There was no electricity nor any other source of ignition in the area of the garage where the fire started. There are no marks on the floor to suggest an accelerant was used by an arsonist (though that in itself doesn't rule out a deliberate fire). Interviews with neighbors have failed to produce any leads.

"So far, we can't figure out what started it," said Capt. Craig Williams, Batavia Fire Department. "It may go down as undetermined."

It will be at least a week before the investigation is completed, Williams said. By then, maybe investigators will have solved the mystery.

The three-car garage was owned by 87-year-old Ken Currier, who spent 30 years working as a mechanic and 25 years building houses, said his son Jerry Currier.

"He had everything you need to work on cars and pretty much everything you needed to work on houses and it's all gone," Currier said.

Among the items lost, two big tool boxes, filled with tools, a milling machine, lathe, band saw and compressors.

Currier and his brother own a contracting business, but didn't work out of the garage.
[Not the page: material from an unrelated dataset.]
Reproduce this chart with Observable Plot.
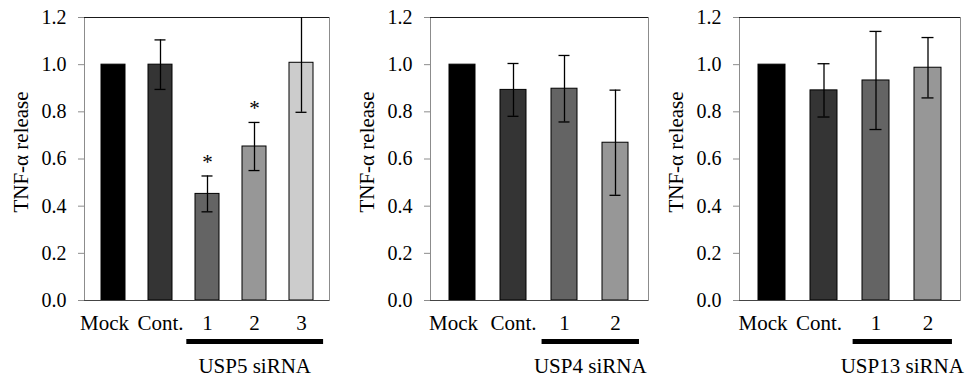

They have their own facility on Route 98, although they do regularly park a work truck at the Adams Street residence.

"We pretty much meet there every morning and have coffee with my parents before heading out to the job," Currier said.

The garage was insured, Currier said, and will be replaced with one just like it.

"Thank God we have a good insurance company," he said. "The adjuster was here yesterday from 10:30 a.m. to 6 at night going over everything," Currier said. "The little section that didn't burn was so smoke and heat and water damaged that it's a total loss."

UPDATE, Thursday morning: Yesterday, we couldn't reach Det. Rich Schauf, Batavia PD, who is assisting in the investigation.  Schauf reiterated this is likely to be a fire of an undetermined cause. He said there are numerous accidental possibilities, such as an old battery overheating, so just because the final determination is undetermined doesn't mean it was anything other than accidental.

The process of elimination pretty much rules out a deliberately set fire, he said. The location of the fire would mean that a person would have had to enter the garage, move stuff, start the fire, and then put stuff back. That's an unlikely scenario for anybody who might have a reason to start such a fire. There would be easier and safer ways to start a fire.  

"I would never say it was a set fire," Schauf said. "There are too many other things that could have been accidental in that fire."